ECLI:NL:CRVB:2004:AO8760
Centrale Raad van Beroep
- Hoger beroep
- B.J. van der Net
- R.M. van Male
- R.H.M. Roelofs
- Rechtspraak.nl
Terugvordering van bijstandsuitkering en aanvraag met terugwerkende kracht
In deze zaak gaat het om de terugvordering van een eerder verstrekte bijstandsuitkering door de gemeente Rijswijk aan appellant, die in de periode van 1 oktober 1999 tot en met 30 juni 2000 niet woonachtig was in Rijswijk, maar in de gemeente 's-Gravenhage.
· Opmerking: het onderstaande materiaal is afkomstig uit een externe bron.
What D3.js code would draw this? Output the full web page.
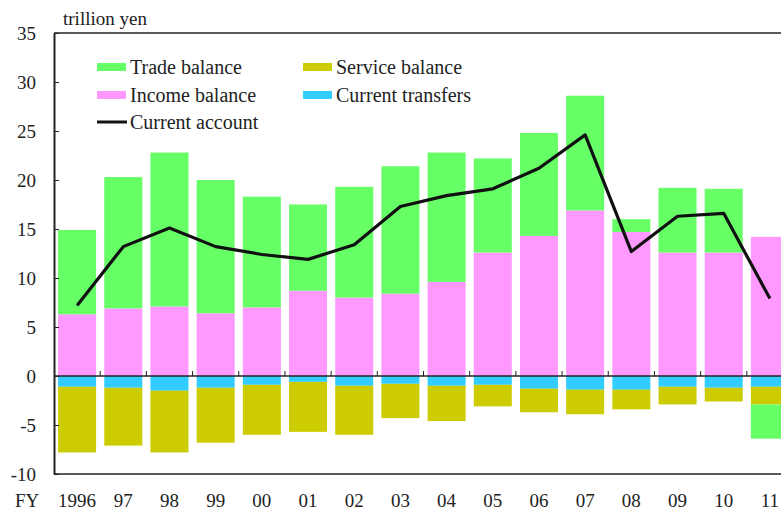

Appellant ontving sinds 4 augustus 1999 een uitkering op basis van de Algemene bijstandswet (Abw) en heeft op 13 juli 2000 een aanvraag ingediend voor bijstandsuitkering met terugwerkende kracht. De gemeente 's-Gravenhage, gedaagde in deze procedure, heeft de bevoegdheid tot het nemen van besluiten op bezwaar introkken en deze overgedragen aan de Commissie Sociale Zekerheid. Appellant heeft hoger beroep ingesteld tegen een eerdere uitspraak van de rechtbank 's-Gravenhage, die zijn beroep ongegrond had verklaard.
De Centrale Raad van Beroep heeft de zaak behandeld op 16 maart 2004, waarbij appellant in persoon verscheen, bijgestaan door zijn advocaat, mr. D.S.C. Hes. Gedaagde heeft zich niet laten vertegenwoordigen. De Raad heeft vastgesteld dat er geen aanvraag om bijstand is ingediend voor 13 juli 2000 en dat er geen bijzondere omstandigheden zijn die rechtvaardigen dat van het uitgangspunt van de wet kan worden afgeweken. De Raad heeft de eerdere uitspraak van de rechtbank bevestigd, omdat het enkele feit dat een eerder verstrekte uitkering door een andere gemeente later wordt teruggevorderd, niet als een bijzondere omstandigheid kan worden aangemerkt. De medische gegevens over de psychische gesteldheid van appellant bieden onvoldoende grondslag voor de conclusie dat hij op psychische gronden verhinderd zou zijn geweest zijn adreswijziging eerder door te geven.
De Raad concludeert dat de rechtbank het beroep terecht ongegrond heeft verklaard en bevestigt de aangevallen uitspraak.